June 22, 2007, 2:51 pm

Anthony C. Infanti has a post on Feminist Law Professors about a Portland Press Herald article on Maine’s law prohibiting discrimination based on sexual orientation. Press Herald reporter Gregory D. Kesich notes that since the statute went into effect 18 months ago, it “has produced little extra work for the agency that investigates all human-rights complaints”:

Since Dec. 28, 2005, the Maine Human Rights Commission has received 34 claims of discrimination against gays and lesbians, with only one claim proceeding to a lawsuit now pending in Penobscot County Superior Court.

That makes up about 2.5 percent of discrimination claims filed in Maine … .

Opponents are already citing that as evidence that such protections are “unnecessary,” Kesich writes. He quotes the executive director of the Christian Civic League of Maine, a leading opponent of the current law, as saying:

“It doesn’t surprise me at all. We knew there was no need for this law,” Heath said. “The low number of incidents indicates that Maine people are indeed tolerant and this issue is not a big deal.”

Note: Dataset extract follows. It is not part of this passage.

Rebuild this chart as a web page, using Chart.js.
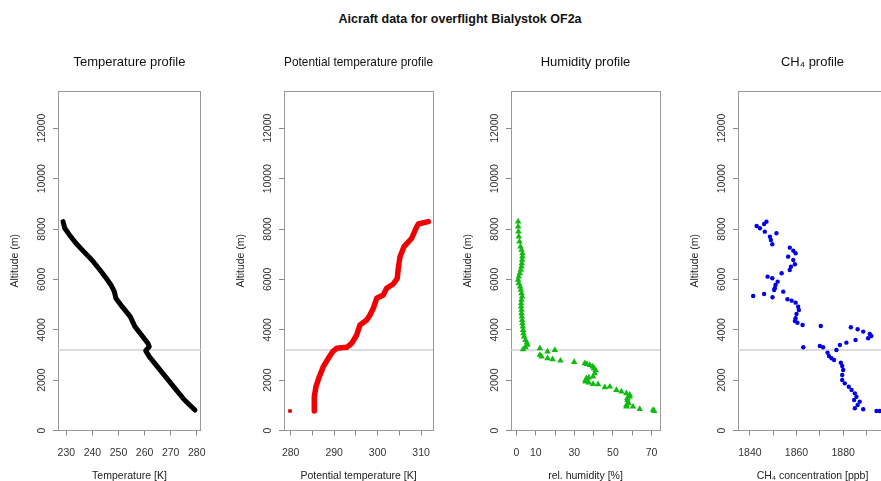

Infanti, however, points out that there are other more-plausible explanations for the low number of complaints — e.g., that the statute is an effective deterrent, that cases may be settled out of court, or that discrimination may go unreported because victims fear being outed. In addition, he notes that it’s meaningless to look at the raw number of sexual-orientation-discrimination claims without placing that in the context of the total number of gay employees in the work force. There’s a pretty big difference between 34 out of 100 and 34 out of 100,000.